I have made a few PCB's. I found it really easy to do the toner transfer
method, OK I made a few fuck ups, but as soon as you see the toner is incomplete you can wipe it off and have another go.

Paper. I used, successfully, door spam[pizza advert] golf magazine and some photo paper being flogged a quid for 25 sheets at Tescos. as long as it's shiny it seems to work.
You need to be able to set the toner density high, new windows drivers for laser printers[I have an old laserjet] often don't allow this but there is a laserjet configuration utility that does.
I tried washing the pcb's with a abrasive cleaning medium, like it says in most articales about it, results were crap, I use brake cleaner.
I cleaned the pcb with a fine scotchbrite pad.
I wear latex gloves while handling and cleaning the board, don't and the tracks around the edges won't stick.
I iron the print on for a few minutes, I don't know if there is a time limit, but if you don't do it long enough it doesn't stick.

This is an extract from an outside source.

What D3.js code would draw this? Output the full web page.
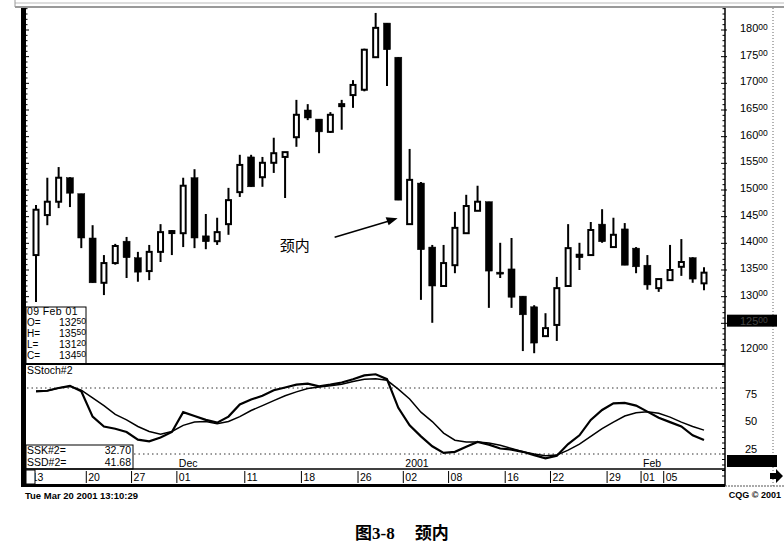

Washing the paper off has never been the easy 'it floats off after a minute' that is sometimes described. Leave it in water a while and roughen the back with a finger nail, you might remove some or a lot of it. then leave it for 5 mins and remove what you can and keep doing it till you have it all off. You get it off by rubbing with a finger and the paper balls up and comes away leaving the toner.
The toner should be really well stuck on and you can brush it with a nail brush and it won't come off, I take a scalpel to any fine bit's of paper that are bridging copper, as long as the etchant gets to the copper it's ok.

Best to add polygons so you don't have to much to etch off. I always seem to set teh hoel size, in pads, to large, best to err on the small size as soldering tends to be neater.

That is a PCB for my mill. it's double sided and came out pretty good. The pic was taken prior to washing the toner off and drilling the holes, the copper has been etched off.